Ce n’est pas toujours le manque de nourriture qui amène la famine.
Et l’assiette de nourriture la plus chère du monde (par rapport au revenu) ne se trouve pas dans un restaurant chic de New York, Paris ou Tokyo, mais au Soudan du Sud.

Le Programme Alimentaire Mondial (PAM) a calculé le coût de la nourriture en proportion du revenu dans un rapport spécial appelé Counting the Beans (« Compter les haricots »), avec des implications dévastatrices.
Le prix réel d’une assiette de ragoût de haricots est de 321,7 $ au Soudan du Sud, contre 1,20 $ à New York.
Un New Yorkais dépense seulement 0,6% de son revenu quotidien pour acheter les ingrédients nécessaires à cuisiner chez lui un simple ragoût de haricots, alors qu’un habitant du Soudan du Sud doit consacrer à la même dépense 155% de son revenu quotidien.
Il doit donc travailler un jour et demi pour se permettre un repas simple. Le résultat est la famine.
Selon l’indice Counting the Beans, le même ragoût de haricots coûte 27,77 dollars au Népal, 72,65 dollars en Haïti et 190,11 dollars en Syrie.

L’offre et la demande
Le PAM a calculé le prix d’une assiette de nourriture modeste dans une partie pauvre du monde et l’a exprimé en pourcentage du revenu journalier moyen. Le résultat a été mis à l’échelle pour montrer ce qu’un habitant d’un pays riche devrait payer, proportionnellement à son revenu, pour la même assiette.
De nombreuses raisons expliquent qu’une assiette de nourriture coûte une journée de salaire dans un pays et presque rien dans un autre.
La chaîne d’approvisionnement – ou le réseau complexe de relations qui amènent de la nourriture à partir de l’endroit où elle est cultivée jusqu’aux consommateurs – est un facteur déterminant de la disponibilité de la nourriture et de son prix.
Toute perturbation de la chaîne d’approvisionnement – due aux conflits, à l’instabilité politique, aux mauvaises routes et aux conditions météorologiques extrêmes – contribue à faire grimper les prix.
Le Soudan du Sud en est un exemple.
Ce pays possède de vastes terres arables, des réserves d’eau et de pétrole ainsi que des troupeaux de bétail et des stocks de poisson.
Mais le manque d’infrastructures, les inondations saisonnières et les conflits en cours interrompent systématiquement les transferts de nourriture fraîche.

Menace de famine
Dans le cadre d’une opération spéciale, le PAM a aidé à construire un réseau de routes goudronnées pour transporter la nourriture.
« On aurait pu produire beaucoup de nourriture ici, mais elle aurait pourri, parce qu’il n’y avait pas de route pour transporter les produits vers les marchés », explique Ochange Walter, le maire de la ville de Magwi.
« Maintenant …chaque jour, 10 véhicules apportent de la nourriture à Juba. Ils atteignent Juba en trois heures. Avant la construction de la route, cela prenait une semaine ».
Bien que les routes soient bénéfiques, la propagation des conflits armés empêche toujours la nourriture d’atteindre ceux qui en ont le plus besoin.
La situation humanitaire du Soudan du Sud s’est considérablement détériorée au cours de l’année écoulée, avec la multiplication et la fragmentation des milices.

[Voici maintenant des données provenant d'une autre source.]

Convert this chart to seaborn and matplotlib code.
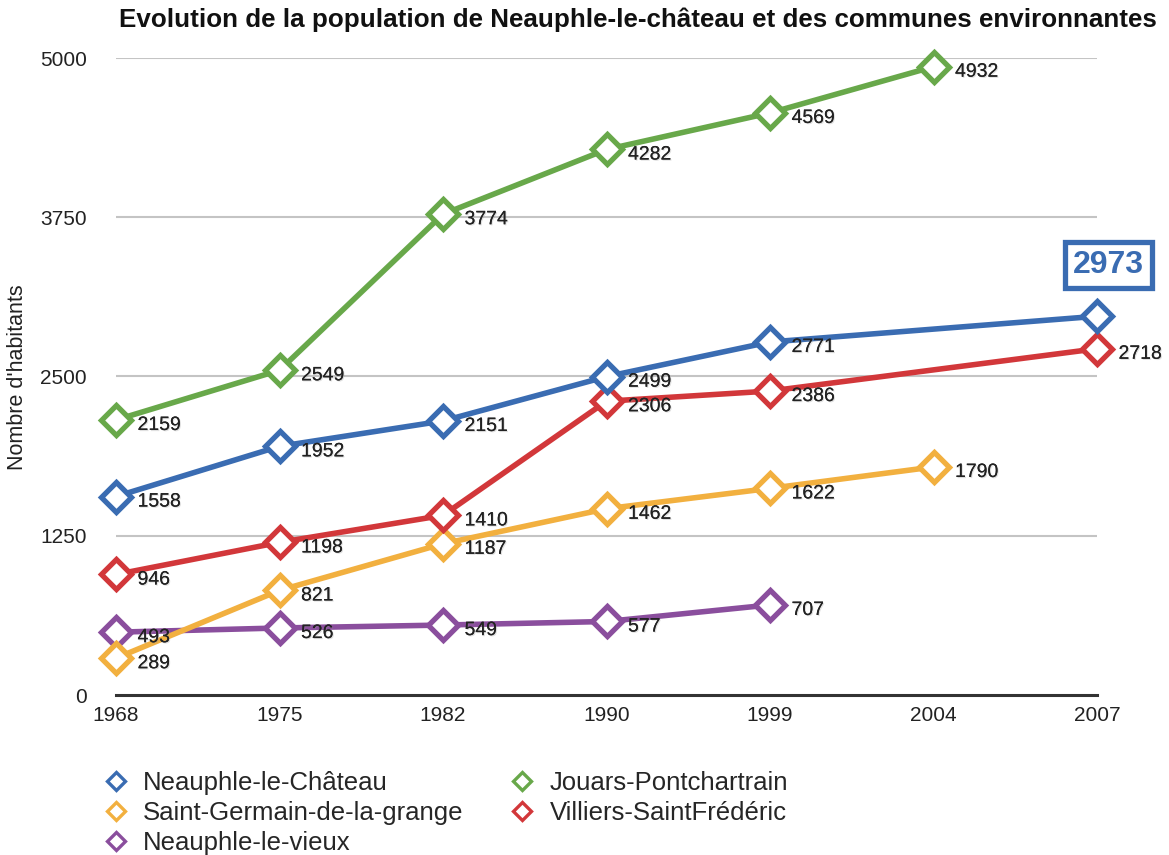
import matplotlib
matplotlib.use("Agg")
import matplotlib.pyplot as plt
import matplotlib.patheffects as pe
from matplotlib.lines import Line2D
import pandas as pd
import seaborn as sns

# Census years shown on the horizontal axis (evenly spaced categories)
years = ["1968", "1975", "1982", "1990", "1999", "2004", "2007"]

# Population per commune; None where no census figure is shown
neauphle_chateau = [1558, 1952, 2151, 2499, 2771, None, 2973]
jouars = [2159, 2549, 3774, 4282, 4569, 4932, None]
villiers = [946, 1198, 1410, 2306, 2386, None, 2718]
saint_germain = [289, 821, 1187, 1462, 1622, 1790, None]
neauphle_vieux = [493, 526, 549, 577, 707, None, None]

communes = ["Neauphle-le-Château", "Jouars-Pontchartrain", "Villiers-SaintFrédéric",
            "Saint-Germain-de-la-grange", "Neauphle-le-vieux"]
series = [neauphle_chateau, jouars, villiers, saint_germain, neauphle_vieux]
colors = ["#3a6cb2", "#68a84a", "#d2373a", "#f2b03f", "#8a4e9d"]

y_ticks = [0, 1250, 2500, 3750, 5000]

rows = []
for name, vals in zip(communes, series):
    for i, v in enumerate(vals):
        if v is not None:
            rows.append({"commune": name, "pos": i, "annee": years[i], "habitants": v})
df = pd.DataFrame(rows)
palette = dict(zip(communes, colors))

sns.set_theme(style="white")
plt.rcParams["font.family"] = ["Liberation Sans", "DejaVu Sans"]

fig = plt.figure(figsize=(11.69, 8.55), dpi=100)
ax = fig.add_axes([116 / 1169, 1 - 695 / 855, (1097 - 116) / 1169, (695 - 58) / 855])

# Draw order: purple first, blue last so it sits on top
for name in ["Neauphle-le-vieux", "Saint-Germain-de-la-grange", "Villiers-SaintFrédéric",
             "Jouars-Pontchartrain", "Neauphle-le-Château"]:
    sub = df[df["commune"] == name]
    sns.lineplot(data=sub, x="pos", y="habitants", ax=ax, color=palette[name],
                 linewidth=4.0, marker="D", markersize=15.5, markerfacecolor="white",
                 markeredgecolor=palette[name], markeredgewidth=3.8,
                 clip_on=False, legend=False, estimator=None, sort=False)

shadow = [pe.withSimplePatchShadow(offset=(0.8, -0.8), shadow_rgbFace="#999999", alpha=0.3),
          pe.Normal()]

# Value labels next to each point; the latest Neauphle-le-Château figure gets a box
for _, r in df.iterrows():
    if r["commune"] == "Neauphle-le-Château" and r["annee"] == "2007":
        ax.annotate(f"{r['habitants']}", (r["pos"], r["habitants"]),
                    xytext=(8, 37), textcoords="offset points",
                    ha="center", va="center", fontsize=23, fontweight="bold",
                    color=palette[r["commune"]], annotation_clip=False,
                    bbox=dict(boxstyle="square,pad=0.25", fc="white",
                              ec=palette[r["commune"]], lw=3.8))
        continue
    ax.annotate(f"{r['habitants']}", (r["pos"], r["habitants"]),
                xytext=(15.5, -4), textcoords="offset points",
                ha="left", va="center", fontsize=14, color="#222222",
                annotation_clip=False, path_effects=shadow)

ax.set_xlim(0, len(years) - 1)
ax.set_ylim(0, 5000)
ax.set_xticks(range(len(years)))
ax.set_xticklabels(years)
ax.set_yticks(y_ticks)
ax.set_yticklabels([str(t) for t in y_ticks])
ax.tick_params(axis="both", length=0, labelsize=15, colors="#222222")
ax.tick_params(axis="y", pad=21)
ax.tick_params(axis="x", pad=8)

for t in y_ticks[1:]:
    ax.axhline(t, color="#c4c4c4", lw=1.5, zorder=0)
for s in ["top", "right", "left"]:
    ax.spines[s].set_visible(False)
ax.spines["bottom"].set_color("#333333")
ax.spines["bottom"].set_linewidth(2.2)
ax.grid(False)

ax.set_xlabel("")
ax.set_ylabel("Nombre d'habitants", fontsize=15.5, color="#222222")
ax.yaxis.set_label_coords(-88 / 981, (695 - 377) / 637)

fig.text(638 / 1169, 1 - 20 / 855,
         "Evolution de la population de Neauphle-le-château et des communes environnantes",
         ha="center", va="center", fontsize=18.7, fontweight="bold", color="#111111")

# Legend: markers only, two columns below the chart
order = ["Neauphle-le-Château", "Saint-Germain-de-la-grange", "Neauphle-le-vieux",
         "Jouars-Pontchartrain", "Villiers-SaintFrédéric"]
handles = [Line2D([], [], linestyle="none", marker="D", markersize=9,
                  markerfacecolor="white", markeredgecolor=palette[n], markeredgewidth=2.4)
           for n in order]
fig.legend(handles, order, loc="upper left", bbox_to_anchor=(103 / 1169, 1 - 771 / 855),
           ncol=2, frameon=False, fontsize=18.5, handletextpad=0.55, columnspacing=1.8,
           labelspacing=0.24, handlelength=1.0, borderaxespad=0, borderpad=0)

fig.savefig("out.png", dpi=100, facecolor="white")
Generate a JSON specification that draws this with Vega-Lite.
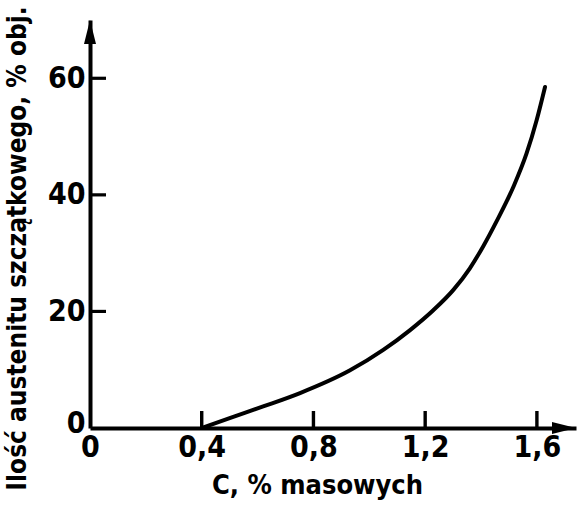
{
  "$schema": "https://vega.github.io/schema/vega-lite/v6.json",
  "width": 486,
  "height": 408,
  "autosize": {"type": "none"},
  "padding": {"left": 90, "top": 20, "right": 1, "bottom": 82},
  "background": "white",
  "config": {"view": {"stroke": null}, "font": "DejaVu Sans Condensed"},
  "layer": [
    {
      "data": {"values": [
        {"c": 0.4, "a": 0},
        {"c": 0.5, "a": 1.7},
        {"c": 0.62, "a": 3.7},
        {"c": 0.752, "a": 6.0},
        {"c": 0.931, "a": 9.9},
        {"c": 1.05, "a": 13.4},
        {"c": 1.146, "a": 16.8},
        {"c": 1.229, "a": 20.2},
        {"c": 1.301, "a": 23.7},
        {"c": 1.36, "a": 27.4},
        {"c": 1.408, "a": 31.2},
        {"c": 1.456, "a": 35.5},
        {"c": 1.516, "a": 41.4},
        {"c": 1.563, "a": 47.1},
        {"c": 1.599, "a": 52.8},
        {"c": 1.629, "a": 58.5}
      ]},
      "mark": {"type": "line", "color": "black", "strokeWidth": 4, "interpolate": "monotone", "strokeCap": "round"},
      "encoding": {
        "x": {
          "field": "c", "type": "quantitative",
          "scale": {"domain": [0, 1.74], "nice": false, "zero": true},
          "axis": {
            "values": [0, 0.4, 0.8, 1.2, 1.6],
            "labelExpr": "datum.value == 0 ? '0' : replace(format(datum.value, '.1f'), '.', ',')",
            "title": "C, % masowych",
            "titleFont": "DejaVu Sans Condensed",
            "titleFontSize": 27,
            "titleFontWeight": "bold",
            "titleColor": "black",
            "titleX": 227,
            "titleY": 57,
            "titleBaseline": "middle",
            "titleAnchor": null,
            "titleAlign": "center",
            "labelFont": "DejaVu Sans Condensed",
            "labelFontSize": 30,
            "labelFontWeight": "bold",
            "labelColor": "black",
            "labelPadding": 4,
            "labelFlush": false,
            "labelOverlap": false,
            "ticks": false,
            "domainColor": "black",
            "domainWidth": 4,
            "grid": false
          }
        },
        "y": {
          "field": "a", "type": "quantitative",
          "scale": {"domain": [0, 70], "nice": false},
          "axis": {
            "values": [0, 20, 40, 60],
            "title": "Ilość austenitu szczątkowego, % obj.",
            "titleFont": "DejaVu Sans Condensed",
            "titleFontSize": 26,
            "titleFontWeight": "bold",
            "titleColor": "black",
            "titleX": -73,
            "titleY": 228,
            "titleAngle": -90,
            "titleBaseline": "middle",
            "titleAlign": "center",
            "titleAnchor": null,
            "labelFont": "DejaVu Sans Condensed",
            "labelFontSize": 30,
            "labelFontWeight": "bold",
            "labelColor": "black",
            "labelPadding": 5,
            "labelOffset": {"condition": {"test": "datum.value == 0", "value": -5}, "value": 0},
            "labelFlush": false,
            "labelOverlap": false,
            "ticks": false,
            "domainColor": "black",
            "domainWidth": 4,
            "grid": false
          }
        }
      }
    },
    {
      "data": {"values": [{"c": 0.4, "a": 0}, {"c": 0.8, "a": 0}, {"c": 1.2, "a": 0}, {"c": 1.6, "a": 0}]},
      "mark": {"type": "point", "filled": true, "color": "black", "opacity": 1, "shape": "M-0.1,0L0.1,0L0.1,-1L-0.1,-1Z", "size": 1156},
      "encoding": {
        "x": {"field": "c", "type": "quantitative"},
        "y": {"field": "a", "type": "quantitative"}
      }
    },
    {
      "data": {"values": [{"c": 0, "a": 20}, {"c": 0, "a": 40}, {"c": 0, "a": 60}]},
      "mark": {"type": "point", "filled": true, "color": "black", "opacity": 1, "shape": "M0,-0.1L1,-0.1L1,0.1L0,0.1Z", "size": 1024},
      "encoding": {
        "x": {"field": "c", "type": "quantitative"},
        "y": {"field": "a", "type": "quantitative"}
      }
    },
    {
      "data": {"values": [{"c": 0, "a": 70}]},
      "mark": {"type": "point", "filled": true, "color": "black", "opacity": 1, "shape": "M0,0L-0.25,1L0.25,1Z", "size": 2304},
      "encoding": {
        "x": {"field": "c", "type": "quantitative"},
        "y": {"field": "a", "type": "quantitative"}
      }
    },
    {
      "data": {"values": [{"c": 1.74, "a": 0}]},
      "mark": {"type": "point", "filled": true, "color": "black", "opacity": 1, "shape": "M0,0L-1,-0.25L-1,0.25Z", "size": 2304},
      "encoding": {
        "x": {"field": "c", "type": "quantitative"},
        "y": {"field": "a", "type": "quantitative"}
      }
    }
  ]
}
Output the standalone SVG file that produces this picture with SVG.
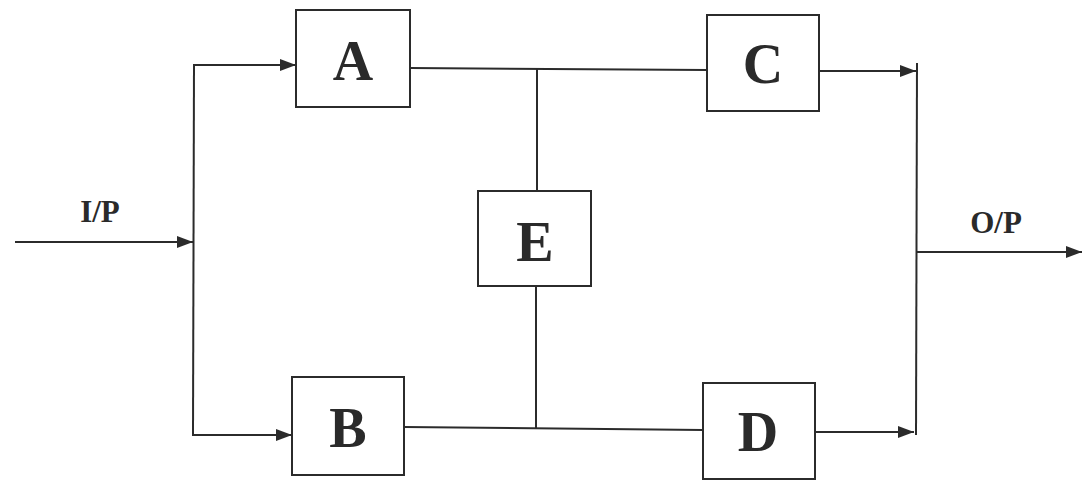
<svg xmlns="http://www.w3.org/2000/svg" width="1082" height="481" viewBox="0 0 1082 481">
<style>
.box{fill:#fff;stroke:#2b2b2b;stroke-width:2}
.lbl{font-family:"Liberation Serif","Times New Roman",serif;font-weight:bold;font-size:56px;fill:#2a2a2a;text-anchor:middle}
.io{font-family:"Liberation Serif","Times New Roman",serif;font-weight:bold;font-size:31px;fill:#2a2a2a;text-anchor:middle}
.ln{fill:none;stroke:#2b2b2b;stroke-width:2}
</style>
<defs>
<marker id="arr" viewBox="0 0 16 12" refX="16" refY="6" markerWidth="16" markerHeight="12" markerUnits="userSpaceOnUse" orient="auto">
<path d="M0,0 L16,6 L0,12 Z" fill="#2b2b2b"/>
</marker>
</defs>
<rect width="1082" height="481" fill="#fff"/>
<g id="connectors">
<line class="ln" x1="15" y1="242" x2="193" y2="242" marker-end="url(#arr)"/>
<line class="ln" x1="194" y1="64" x2="193" y2="436"/>
<line class="ln" x1="193" y1="65" x2="296" y2="65" marker-end="url(#arr)"/>
<line class="ln" x1="193" y1="435" x2="292" y2="435" marker-end="url(#arr)"/>
<line class="ln" x1="410" y1="68" x2="707" y2="70"/>
<line class="ln" x1="537" y1="68" x2="537" y2="191"/>
<line class="ln" x1="536" y1="286" x2="536" y2="428"/>
<line class="ln" x1="404" y1="427" x2="703" y2="430"/>
<line class="ln" x1="819" y1="71" x2="916" y2="71" marker-end="url(#arr)"/>
<line class="ln" x1="815" y1="432" x2="914" y2="432" marker-end="url(#arr)"/>
<line class="ln" x1="917" y1="63" x2="916" y2="435"/>
<line class="ln" x1="917" y1="252" x2="1082" y2="252" marker-end="url(#arr)"/>
</g>
<g id="node-A"><rect class="box" x="296" y="10" width="114" height="97"/><text class="lbl" x="353" y="80">A</text></g>
<g id="node-C"><rect class="box" x="707" y="15" width="112" height="96"/><text class="lbl" x="763" y="83">C</text></g>
<g id="node-E"><rect class="box" x="478" y="191" width="113" height="95"/><text class="lbl" x="535" y="261">E</text></g>
<g id="node-B"><rect class="box" x="292" y="377" width="112" height="98"/><text class="lbl" x="348" y="447">B</text></g>
<g id="node-D"><rect class="box" x="703" y="383" width="112" height="96"/><text class="lbl" x="758" y="451">D</text></g>
<g id="labels">
<text class="io" x="100" y="222">I/P</text>
<text class="io" x="996" y="233">O/P</text>
</g>
</svg>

Le prix d’une boîte de haricots
La famine a été déclarée dans deux régions du Soudan du Sud cette année et le nombre de personnes au bord de la famine grimpe, selon le Norwegian Refugee Council.
Dans les semaines à venir, les dirigeants du Soudan du Sud et les différents groupes armés devraient se réunir pour entamer des pourparlers de paix pour la première fois depuis des mois.
Le résultat de ces pourparlers aura un impact direct sur le prix de la nourriture pour les Sud-Soudanais ordinaires.
En 2016, 795 millions de personnes avaient faim. Ce nombre devrait augmenter en 2017.
Le rapport Counting the Beans tente de cerner le coût d’une assiette de base dans certains pays et de le traduire en des termes que les gens peuvent comprendre aisément.
Peut-être qu’en imaginant une boîte de haricots plus chère que leur salaire quotidien, les habitants des pays développés commenceront à comprendre l’ampleur de la famine à laquelle sont confrontés ceux des pays en voie de développement.